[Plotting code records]
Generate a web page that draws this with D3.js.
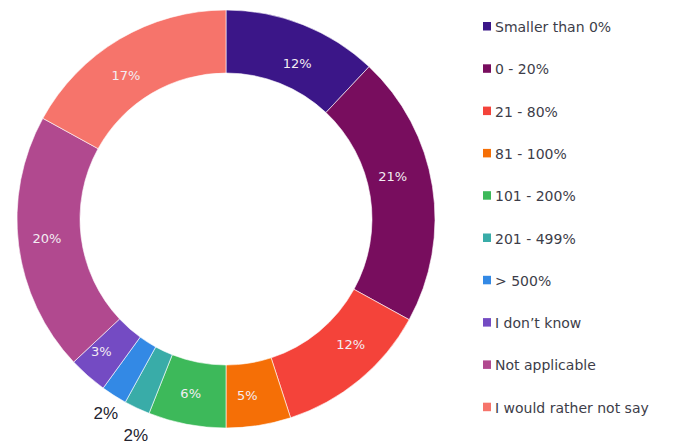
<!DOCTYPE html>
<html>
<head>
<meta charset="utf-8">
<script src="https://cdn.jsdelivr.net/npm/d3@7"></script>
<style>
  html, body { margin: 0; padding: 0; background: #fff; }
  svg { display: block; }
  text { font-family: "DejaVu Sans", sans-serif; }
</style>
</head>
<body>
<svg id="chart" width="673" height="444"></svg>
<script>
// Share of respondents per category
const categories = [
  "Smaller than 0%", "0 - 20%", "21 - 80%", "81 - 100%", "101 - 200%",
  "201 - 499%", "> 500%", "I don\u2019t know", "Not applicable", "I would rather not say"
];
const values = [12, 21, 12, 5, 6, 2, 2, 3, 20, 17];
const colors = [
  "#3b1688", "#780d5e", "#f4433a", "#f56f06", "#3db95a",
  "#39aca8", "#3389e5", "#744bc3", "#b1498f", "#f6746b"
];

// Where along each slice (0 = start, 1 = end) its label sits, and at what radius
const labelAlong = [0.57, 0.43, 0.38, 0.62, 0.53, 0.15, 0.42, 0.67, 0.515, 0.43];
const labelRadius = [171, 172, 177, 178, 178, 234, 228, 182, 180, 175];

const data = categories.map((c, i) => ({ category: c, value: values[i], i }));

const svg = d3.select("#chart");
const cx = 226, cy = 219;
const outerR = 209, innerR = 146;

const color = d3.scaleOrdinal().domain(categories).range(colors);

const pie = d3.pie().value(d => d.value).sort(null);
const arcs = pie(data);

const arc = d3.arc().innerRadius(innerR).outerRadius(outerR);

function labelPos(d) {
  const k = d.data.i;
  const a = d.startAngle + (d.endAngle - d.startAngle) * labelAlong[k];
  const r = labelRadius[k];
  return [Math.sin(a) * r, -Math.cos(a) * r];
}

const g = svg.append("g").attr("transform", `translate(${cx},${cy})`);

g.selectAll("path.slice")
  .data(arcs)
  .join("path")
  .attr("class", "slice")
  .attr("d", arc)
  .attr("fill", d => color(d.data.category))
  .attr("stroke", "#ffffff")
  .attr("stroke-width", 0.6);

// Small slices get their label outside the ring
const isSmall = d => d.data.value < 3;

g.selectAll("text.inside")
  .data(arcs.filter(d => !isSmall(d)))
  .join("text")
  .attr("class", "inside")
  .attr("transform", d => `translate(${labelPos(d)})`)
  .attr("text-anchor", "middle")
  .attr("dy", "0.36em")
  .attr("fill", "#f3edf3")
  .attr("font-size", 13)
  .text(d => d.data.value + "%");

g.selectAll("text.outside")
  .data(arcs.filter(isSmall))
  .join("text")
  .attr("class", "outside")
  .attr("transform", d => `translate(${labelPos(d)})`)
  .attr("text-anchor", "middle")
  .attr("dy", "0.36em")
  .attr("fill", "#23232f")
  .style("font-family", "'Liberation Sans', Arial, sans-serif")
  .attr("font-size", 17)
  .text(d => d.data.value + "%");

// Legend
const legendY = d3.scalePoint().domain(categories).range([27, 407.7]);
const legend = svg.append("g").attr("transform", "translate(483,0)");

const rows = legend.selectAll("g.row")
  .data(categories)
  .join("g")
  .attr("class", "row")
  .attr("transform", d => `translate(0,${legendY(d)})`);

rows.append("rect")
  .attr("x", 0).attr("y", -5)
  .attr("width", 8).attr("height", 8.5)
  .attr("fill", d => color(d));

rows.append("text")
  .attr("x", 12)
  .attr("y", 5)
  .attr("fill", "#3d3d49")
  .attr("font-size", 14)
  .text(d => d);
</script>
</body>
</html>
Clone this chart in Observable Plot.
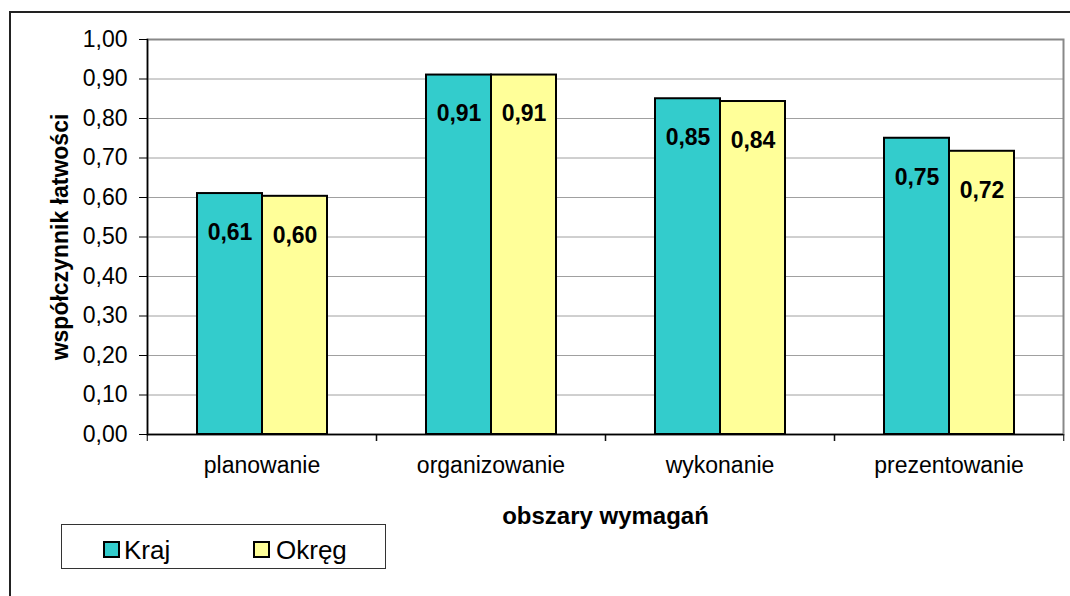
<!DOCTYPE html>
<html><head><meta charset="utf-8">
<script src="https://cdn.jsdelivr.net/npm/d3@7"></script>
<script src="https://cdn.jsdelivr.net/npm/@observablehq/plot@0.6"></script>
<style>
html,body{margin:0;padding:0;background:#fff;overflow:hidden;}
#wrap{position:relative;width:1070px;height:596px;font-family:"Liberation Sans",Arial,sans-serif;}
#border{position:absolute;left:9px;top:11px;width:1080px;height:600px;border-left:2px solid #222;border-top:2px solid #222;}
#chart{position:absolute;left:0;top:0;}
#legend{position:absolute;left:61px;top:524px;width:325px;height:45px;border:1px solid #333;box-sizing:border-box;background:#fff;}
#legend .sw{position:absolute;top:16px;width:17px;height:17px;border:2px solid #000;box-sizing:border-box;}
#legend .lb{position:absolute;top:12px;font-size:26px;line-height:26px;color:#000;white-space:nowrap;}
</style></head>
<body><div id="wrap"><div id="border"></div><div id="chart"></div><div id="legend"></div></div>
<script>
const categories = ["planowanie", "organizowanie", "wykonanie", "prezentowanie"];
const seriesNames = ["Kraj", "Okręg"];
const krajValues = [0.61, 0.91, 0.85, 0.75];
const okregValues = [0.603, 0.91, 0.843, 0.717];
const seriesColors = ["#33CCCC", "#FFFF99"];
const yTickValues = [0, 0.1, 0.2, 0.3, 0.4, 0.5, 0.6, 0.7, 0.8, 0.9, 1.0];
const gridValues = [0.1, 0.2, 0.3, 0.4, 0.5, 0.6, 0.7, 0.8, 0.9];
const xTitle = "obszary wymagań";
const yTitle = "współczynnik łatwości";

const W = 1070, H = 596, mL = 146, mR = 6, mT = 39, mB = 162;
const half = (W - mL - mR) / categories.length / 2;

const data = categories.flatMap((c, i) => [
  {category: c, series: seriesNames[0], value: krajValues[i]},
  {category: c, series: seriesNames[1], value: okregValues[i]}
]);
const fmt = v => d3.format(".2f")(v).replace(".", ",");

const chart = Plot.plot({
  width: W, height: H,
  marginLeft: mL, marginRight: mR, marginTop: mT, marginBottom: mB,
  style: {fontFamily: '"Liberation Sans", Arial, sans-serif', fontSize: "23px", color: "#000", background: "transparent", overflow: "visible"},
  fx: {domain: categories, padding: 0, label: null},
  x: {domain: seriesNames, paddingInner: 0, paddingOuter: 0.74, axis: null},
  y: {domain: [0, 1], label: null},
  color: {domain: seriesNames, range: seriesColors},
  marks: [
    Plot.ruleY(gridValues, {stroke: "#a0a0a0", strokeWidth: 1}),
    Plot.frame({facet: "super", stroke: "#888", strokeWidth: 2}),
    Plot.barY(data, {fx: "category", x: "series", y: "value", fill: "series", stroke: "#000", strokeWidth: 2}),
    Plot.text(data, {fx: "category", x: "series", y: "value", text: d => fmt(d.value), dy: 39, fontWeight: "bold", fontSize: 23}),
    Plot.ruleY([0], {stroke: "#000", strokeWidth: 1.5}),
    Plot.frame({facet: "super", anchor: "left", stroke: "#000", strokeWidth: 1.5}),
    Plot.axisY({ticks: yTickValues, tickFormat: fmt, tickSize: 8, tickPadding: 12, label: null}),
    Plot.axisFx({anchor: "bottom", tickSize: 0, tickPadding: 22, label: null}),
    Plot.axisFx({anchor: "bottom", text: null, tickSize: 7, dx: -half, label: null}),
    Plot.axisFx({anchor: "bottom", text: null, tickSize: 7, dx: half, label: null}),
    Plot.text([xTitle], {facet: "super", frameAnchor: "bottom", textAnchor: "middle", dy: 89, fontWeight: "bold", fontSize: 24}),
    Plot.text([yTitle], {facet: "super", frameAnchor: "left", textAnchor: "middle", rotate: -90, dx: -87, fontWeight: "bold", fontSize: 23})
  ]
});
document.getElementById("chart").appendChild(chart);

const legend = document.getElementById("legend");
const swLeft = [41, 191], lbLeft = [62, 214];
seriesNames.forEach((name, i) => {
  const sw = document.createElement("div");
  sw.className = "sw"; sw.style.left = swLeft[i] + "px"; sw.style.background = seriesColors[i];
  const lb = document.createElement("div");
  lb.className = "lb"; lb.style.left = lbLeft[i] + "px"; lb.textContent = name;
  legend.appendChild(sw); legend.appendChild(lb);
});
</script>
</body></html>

- _WHAT IS ASKED_:
Nothing but the lines from the start of the records above through the line with "const data = categories.map((c, i)" should be retyped, each exactly as written; leave out all pictures.

- _RESULT OF THE TASK_:
Generate a web page that draws this with D3.js.
<!DOCTYPE html>
<html>
<head>
<meta charset="utf-8">
<script src="https://cdn.jsdelivr.net/npm/d3@7"></script>
<style>
  html, body { margin: 0; padding: 0; background: #fff; }
  svg { display: block; }
  text { font-family: "DejaVu Sans", sans-serif; }
</style>
</head>
<body>
<svg id="chart" width="673" height="444"></svg>
<script>
// Share of respondents per category
const categories = [
  "Smaller than 0%", "0 - 20%", "21 - 80%", "81 - 100%", "101 - 200%",
  "201 - 499%", "> 500%", "I don\u2019t know", "Not applicable", "I would rather not say"
];
const values = [12, 21, 12, 5, 6, 2, 2, 3, 20, 17];
const colors = [
  "#3b1688", "#780d5e", "#f4433a", "#f56f06", "#3db95a",
  "#39aca8", "#3389e5", "#744bc3", "#b1498f", "#f6746b"
];

// Where along each slice (0 = start, 1 = end) its label sits, and at what radius
const labelAlong = [0.57, 0.43, 0.38, 0.62, 0.53, 0.15, 0.42, 0.67, 0.515, 0.43];
const labelRadius = [171, 172, 177, 178, 178, 234, 228, 182, 180, 175];

const data = categories.map((c, i) => ({ category: c, value: values[i], i }));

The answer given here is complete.